To be honest, none of it did much good when they over-bored the 83mm jugs to create the leaky, trouble-prone 1600 engine. Then came the untimely death of Heinz Nordhoff and the engineers -- real car people -- lost control of the company, to be replaced by accountants more interested in short-term gains than long-term quality.
Nowadays it takes a bit more than a can of Permatex to assemble a reliable, durable leak free engine from VW components, especially so if you're building a big-bore stroker suitable for powering a light airplane.
Not according to the experts, of course... those wunnerful folks will look you right in the eye and swear all Volkswagens leak. Or at least, all the ones they've ever built :-)

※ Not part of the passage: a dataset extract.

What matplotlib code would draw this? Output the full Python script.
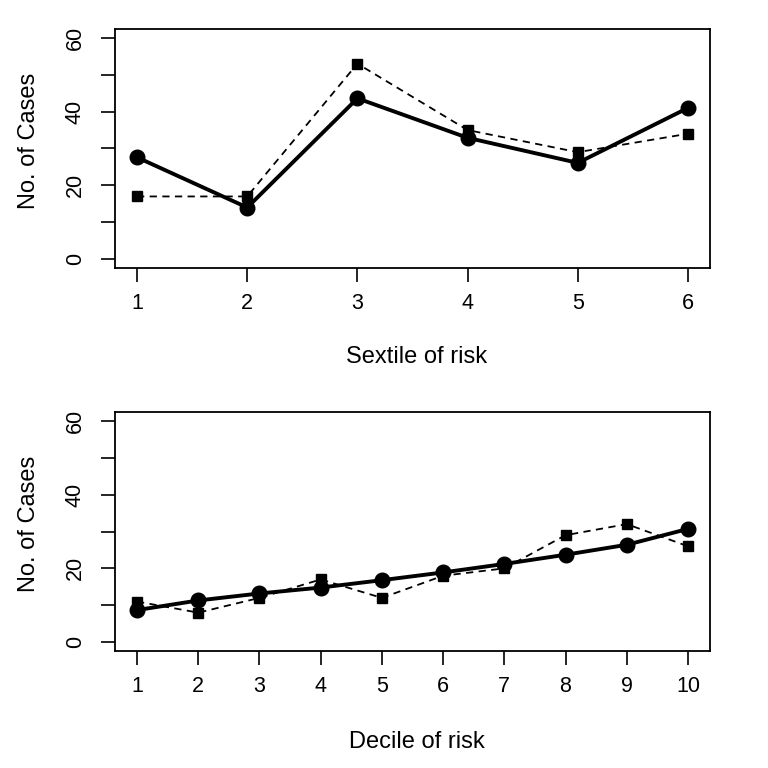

At the time Volkswagen of Germany stopped making air-cooled engines there were a lot of Service Notes and Bulletins that hadn't been incorporated into the Factory Workshop Manual and in so far as I know, they never were.
Do you like barbecue? Most folks do. Of course, there's half a dozen different styles of 'barbecue' and a different sauce or rub for each, with variations based on the type of meat. The picture above shows the ingredients for one style of barbequed pork. To have it come out right you not only need to know which ingredients to use but how much of each, and -- believe it or not -- the sequence in which they are mixed and the method the sauce is applied.
All of which are considered unimportant details by someone who doesn't know how to cook.
A VW engine converted for flight is an airplane engine. It's not a dune buggy engine nor a hot-rod engine nor something to take to the drag-strip. The sad thing is, a lot of people don't know that.